Why space planning is important in office design
The trend of makeovers fits everything from personal appearance to kitchens to your old car. Corporate and home offices also respond well to a new look and in fact, strategic office space planning has a big impact on inspiring employees with an upbeat environment in which they can contribute their best talents toward long-term company success. First impressions are also critical components in establishing rewarding client relationships when they see your office for the first time.
What is office space planning?
Office space planning is an element of interior design that specifically focuses on intentionally organized space layouts most conducive to collaboration and productivity throughout the workday. Communication between employees, quality work, and comfort are important end goals.
Why is space planning important?
Offices are most often made up of one or several large spaces where many people gather day in and day out. To that end, adequate planning and organization is critical to ensure the company dynamic and efficiency remain intact during evolving business growth. It requires being part oracle and anticipating your company’s future space needs balanced with those of today, while incorporating employee wish lists for an idyllic and productive work environment.
Bring on the image and hold the panic
A well-planned and presented office space exudes personality and charisma, like Steve McQueen striding into a room. A client visiting your office for a big seminar or product launch will be duly impressed with a smartly designed space filled with uber-productive staff and that could contribute to landing the year’s best contract.
Proactive organization is also of course a reliable deterrent to those last-minute panics when it comes time to adding employees, revamping entire departments, or establishing designated meeting spaces.
Location and type of seating is another important planning element. Daily tasks and activity of employees should be considered to ensure seamless workflow. For example, if a particular group works together most days, it would be prudent to arrange their seating in close proximity. Employees charged with frequent document management should be located close to printers, scanners, and other peripherals.

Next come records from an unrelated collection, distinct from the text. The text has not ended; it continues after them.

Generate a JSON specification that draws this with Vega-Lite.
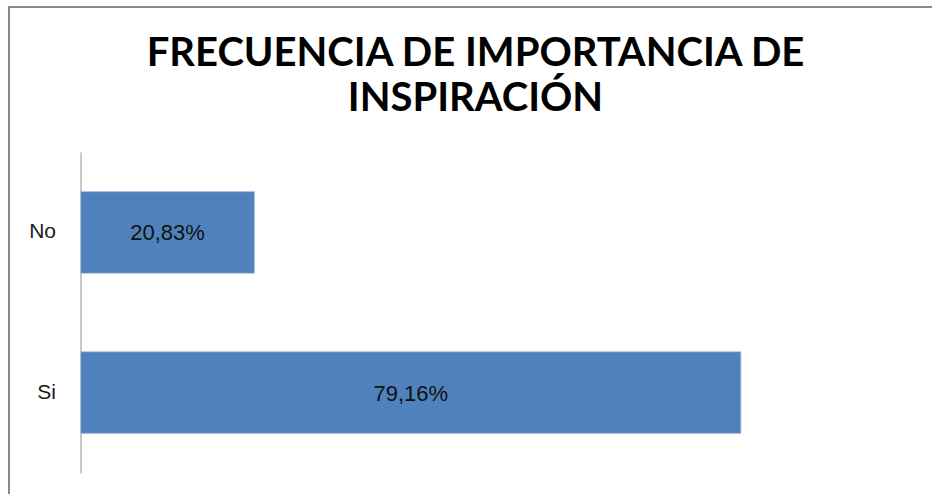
{
  "$schema": "https://vega.github.io/schema/vega-lite/v6.json",
  "autosize": "none",
  "width": 933,
  "height": 500,
  "padding": {"left": 9, "top": 7, "right": 0, "bottom": 0},
  "background": "white",
  "config": {
    "locale": {"number": {"decimal": ",", "thousands": ".", "grouping": [3], "currency": ["", " €"]}},
    "view": {"stroke": "#898989", "strokeWidth": 2}
  },
  "title": {
    "text": ["FRECUENCIA DE IMPORTANCIA DE", "INSPIRACIÓN"],
    "font": "Lato",
    "fontSize": 40,
    "fontWeight": "bold",
    "color": "#000000",
    "anchor": "middle",
    "frame": "group",
    "baseline": "alphabetic",
    "lineHeight": 45,
    "offset": -60,
    "dy": 84
  },
  "data": {"values": [
    {"respuesta": "No", "valor": 0.2083},
    {"respuesta": "Si", "valor": 0.7916}
  ]},
  "transform": [{"calculate": "datum.valor / 2", "as": "centro"}],
  "encoding": {
    "y": {
      "field": "respuesta", "type": "nominal", "sort": ["No", "Si"],
      "scale": {"range": [145, 466], "paddingInner": 0.49, "paddingOuter": 0.2475},
      "axis": {
        "title": null, "ticks": false, "offset": -71.5, "labelPadding": 25,
        "labelFont": "Liberation Sans", "labelFontSize": 21, "labelColor": "#1a1a1a",
        "domainColor": "#a6a6a6", "domainWidth": 1.2
      }
    }
  },
  "layer": [
    {
      "mark": {"type": "bar", "color": "#4f81bd", "stroke": "#a9c1e0", "strokeWidth": 0.8},
      "encoding": {
        "x": {"field": "valor", "type": "quantitative", "scale": {"domain": [0, 0.9], "range": [71.7, 822.3]}, "axis": null}
      }
    },
    {
      "mark": {"type": "text", "font": "Liberation Sans", "fontSize": 22, "color": "#111111", "align": "center", "baseline": "middle", "dy": 1},
      "encoding": {
        "x": {"field": "centro", "type": "quantitative"},
        "text": {"field": "valor", "type": "quantitative", "format": ".2%"}
      }
    }
  ]
}
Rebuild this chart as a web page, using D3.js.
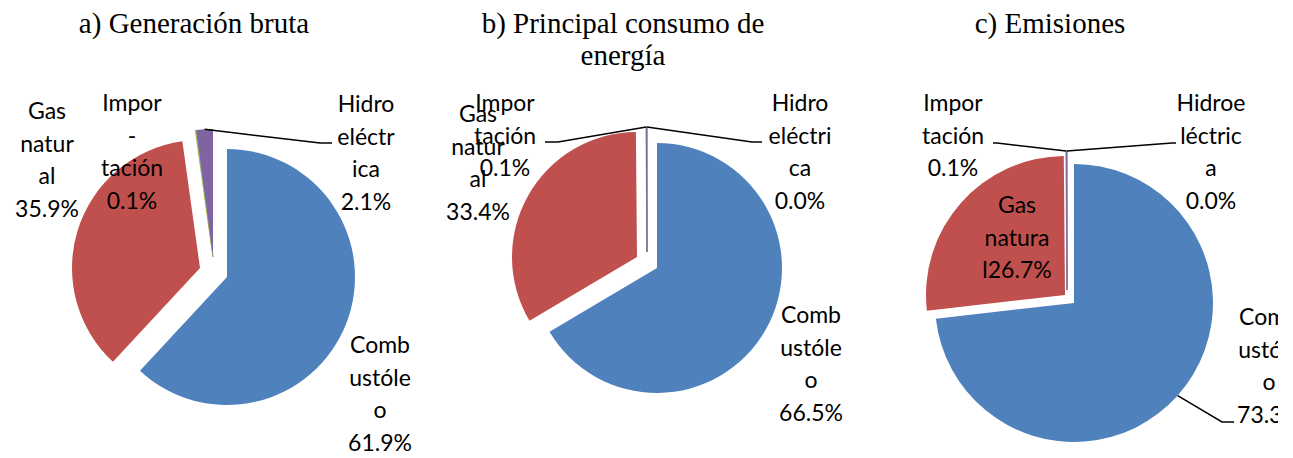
<!DOCTYPE html>
<html>
<head>
<meta charset="utf-8">
<script src="https://cdn.jsdelivr.net/npm/d3@7"></script>
<style>
  html, body { margin: 0; padding: 0; background: #fff; overflow: hidden; }
  svg { display: block; }
</style>
</head>
<body>
<svg id="chart" width="1293" height="458"></svg>
<script>
// categories, in slice order (clockwise from 12 o'clock)
const categories = ["Combustóleo", "Gas natural", "Importación", "Hidroeléctrica"];
const colors = ["#4F81BD", "#C0504D", "#9BBB59", "#8064A2"];

const titles = [
  ["a) Generación bruta"],
  ["b) Principal consumo de", "energía"],
  ["c) Emisiones"]
];

// percent shares
const valuesA = [61.9, 35.9, 0.1, 2.1];
const valuesB = [66.5, 33.4, 0.1, 0.04];
const valuesC = [73.3, 26.7, 0.1, 0.04];

// category names as wrapped in the data labels
const labelLinesA = [["Comb", "ustóle", "o"], ["Gas", "natur", "al"], ["Impor", "-", "tación"], ["Hidro", "eléctr", "ica"]];
const labelLinesB = [["Comb", "ustóle", "o"], ["Gas", "natur", "al"], ["Impor", "tación"], ["Hidro", "eléctri", "ca"]];
const labelLinesC = [["Comb", "ustóle", "o"], ["Gas", "natura", "l"], ["Impor", "tación"], ["Hidroe", "léctric", "a"]];

// layout only: centres, radii, explode offsets, label anchors, leader elbows
const layout = [
  {
    values: valuesA, lines: labelLinesA, title: titles[0], titleX: 194,
    cx: 227, cy: 277, r: 128,
    explode: [[0, 0], [-27, -9], [-14, -20], [-14, -20]],
    labels: [[380, 353], [47, 119], [132, 111], [366, 112]],
    join: [false, false, false, false],
    leaders: [null, null, null, [[320, 143], [332, 143]]]
  },
  {
    values: valuesB, lines: labelLinesB, title: titles[1], titleX: 623,
    cx: 657, cy: 268, r: 125,
    explode: [[0, 0], [-20, -11], [-10, -16], [-10, -16]],
    labels: [[811, 323], [478, 122], [505, 111], [800, 111]],
    join: [false, false, false, false],
    leaders: [null, null, [[558, 142], [545, 142]], [[752, 142], [762, 142]]]
  },
  {
    values: valuesC, lines: labelLinesC, title: titles[2], titleX: 1050,
    cx: 1074, cy: 303, r: 139,
    explode: [[0, 0], [-9, -8], [-7, -13], [-7, -13]],
    labels: [[1269, 325], [1017, 213], [953, 111], [1211, 111]],
    join: [false, true, false, false],
    leaders: [[[1222, 422], [1234, 422]], null, [[997, 143], [993, 143]], [[1172, 143], [1176, 143]]]
  }
];

const lineHeight = 32.5;
// the original figure is cropped on its right side
const clipRight = 1278;

document.addEventListener("DOMContentLoaded", function() {
  const root = d3.select("#chart");

  root.append("defs")
    .append("clipPath")
    .attr("id", "crop")
    .append("rect")
    .attr("x", 0)
    .attr("y", 0)
    .attr("width", clipRight)
    .attr("height", 458);

  const svg = root.append("g").attr("clip-path", "url(#crop)");

  const pie = d3.pie().sort(null).value(d => d);

  layout.forEach(cfg => {
    // title
    svg.append("text")
      .attr("x", cfg.titleX)
      .attr("y", 33)
      .attr("text-anchor", "middle")
      .style("font-family", "'Liberation Serif', 'Times New Roman', serif")
      .style("font-size", "29px")
      .style("fill", "#000")
      .selectAll("tspan")
      .data(cfg.title)
      .enter()
      .append("tspan")
      .attr("x", cfg.titleX)
      .attr("dy", (d, i) => i == 0 ? 0 : 32)
      .text(d => d);

    const arcs = pie(cfg.values);
    const arc = d3.arc().innerRadius(0).outerRadius(cfg.r);

    const g = svg.append("g")
      .attr("transform", `translate(${cfg.cx},${cfg.cy})`);

    g.selectAll("path")
      .data(arcs)
      .enter()
      .append("path")
      .attr("d", arc)
      .attr("transform", (d, i) => `translate(${cfg.explode[i][0]},${cfg.explode[i][1]})`)
      .style("fill", (d, i) => colors[i])
      .style("stroke", (d, i) => d.endAngle - d.startAngle < 0.01 ? colors[i] : "none")
      .style("stroke-width", 1);

    // leader lines from the slice edge to the label
    arcs.forEach((d, i) => {
      if (!cfg.leaders[i]) return;
      let mid = (d.startAngle + d.endAngle) / 2;
      let start = [
        cfg.cx + cfg.explode[i][0] + Math.sin(mid) * cfg.r,
        cfg.cy + cfg.explode[i][1] - Math.cos(mid) * cfg.r
      ];
      svg.append("path")
        .attr("d", d3.line()([start].concat(cfg.leaders[i])))
        .style("fill", "none")
        .style("stroke", "#000")
        .style("stroke-width", 1.5);
    });

    // data labels
    arcs.forEach((d, i) => {
      let pct = d.data.toFixed(1) + "%";
      let lines = cfg.lines[i].slice();
      if (cfg.join[i]) lines[lines.length - 1] += pct;
      else lines.push(pct);

      svg.append("text")
        .attr("text-anchor", "middle")
        .style("font-family", "Lato, 'Open Sans', sans-serif")
        .style("font-size", "23px")
        .style("fill", "#000")
        .selectAll("tspan")
        .data(lines)
        .enter()
        .append("tspan")
        .attr("x", cfg.labels[i][0])
        .attr("y", (l, j) => cfg.labels[i][1] + j * lineHeight)
        .text(l => l);
    });
  });
});
</script>
</body>
</html>
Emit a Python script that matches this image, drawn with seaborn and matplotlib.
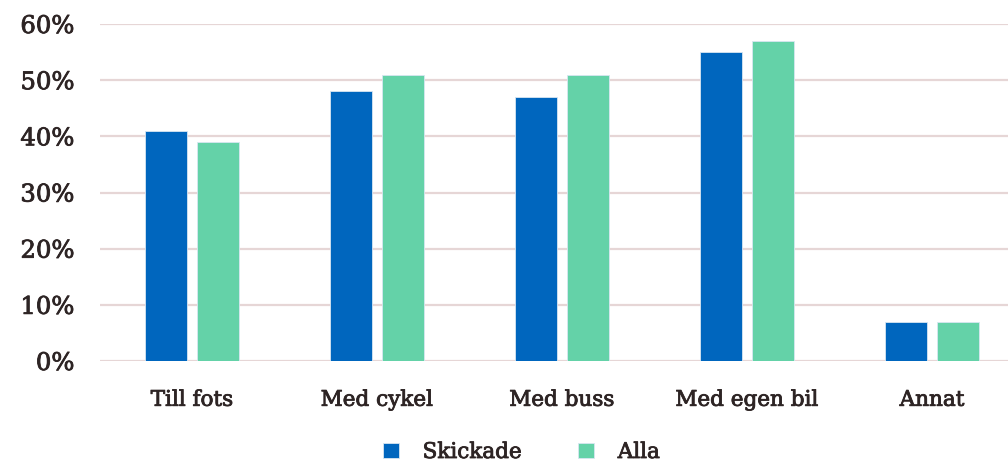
import matplotlib
matplotlib.use("Agg")
import matplotlib.pyplot as plt
import matplotlib.patheffects as pe
import seaborn as sns
import pandas as pd
from matplotlib.ticker import PercentFormatter

categories = ["Till fots", "Med cykel", "Med buss", "Med egen bil", "Annat"]
skickade = [41, 48, 47, 55, 7]
alla = [39, 51, 51, 57, 7]
series = ["Skickade", "Alla"]
colors = ["#0066BE", "#64D2A8"]
text_color = "#2d2424"

df = pd.DataFrame({
    "kategori": categories * 2,
    "serie": [series[0]] * len(categories) + [series[1]] * len(categories),
    "andel": skickade + alla,
})

sns.set_style("white")
plt.rcParams["font.family"] = ["DejaVu Serif"]

fig = plt.figure(figsize=(10.08, 4.63), dpi=100)
# plot area runs a little past the right edge, as in the original
ax = fig.add_axes([99.5 / 1008, 1 - 361 / 463, 925 / 1008, 337 / 463])

sns.barplot(data=df, x="kategori", y="andel", hue="serie", palette=colors,
            saturation=1, width=0.562, gap=0.21, ax=ax,
            edgecolor="#d8e6f2", linewidth=0.6)

ax.set_ylim(0, 60)
ax.set_yticks(range(0, 61, 10))
ax.yaxis.set_major_formatter(PercentFormatter(decimals=0))
ax.grid(axis="y", color="#e6d6d6", linewidth=1.6)
ax.set_axisbelow(True)
for s in ax.spines.values():
    s.set_visible(False)
ax.set_xlabel("")
ax.set_ylabel("")
ax.tick_params(axis="y", labelsize=17.5, colors=text_color, length=0, pad=18)
ax.tick_params(axis="x", labelsize=15.5, colors=text_color, length=0, pad=20)
ax.set_xlim(-0.5, 4.5)

leg = ax.legend(loc="center", bbox_to_anchor=(0.456, -0.27), ncol=2,
                frameon=False, fontsize=15.5, labelcolor=text_color,
                handlelength=0.75, handleheight=0.75, handletextpad=1.1,
                columnspacing=2.6)

# the original type is a bit heavier than DejaVu Serif regular
heavier = [pe.withStroke(linewidth=0.6, foreground=text_color)]
for t in ax.get_xticklabels() + ax.get_yticklabels() + leg.get_texts():
    t.set_path_effects(heavier)

fig.savefig("out.png", dpi=100)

Ancillary facilities should also be considered, including restrooms, drinking fountains, and cafeteria or lounge area.
Blend the org chart
While companies’ internal structures vary, most house senior staff in separate offices, perhaps along outlying walls or upper levels, while other employees work in partitioned spaces or cubicles. Smart space planning takes this into consideration while simultaneously preparing for potential addition to increased employee numbers in the future.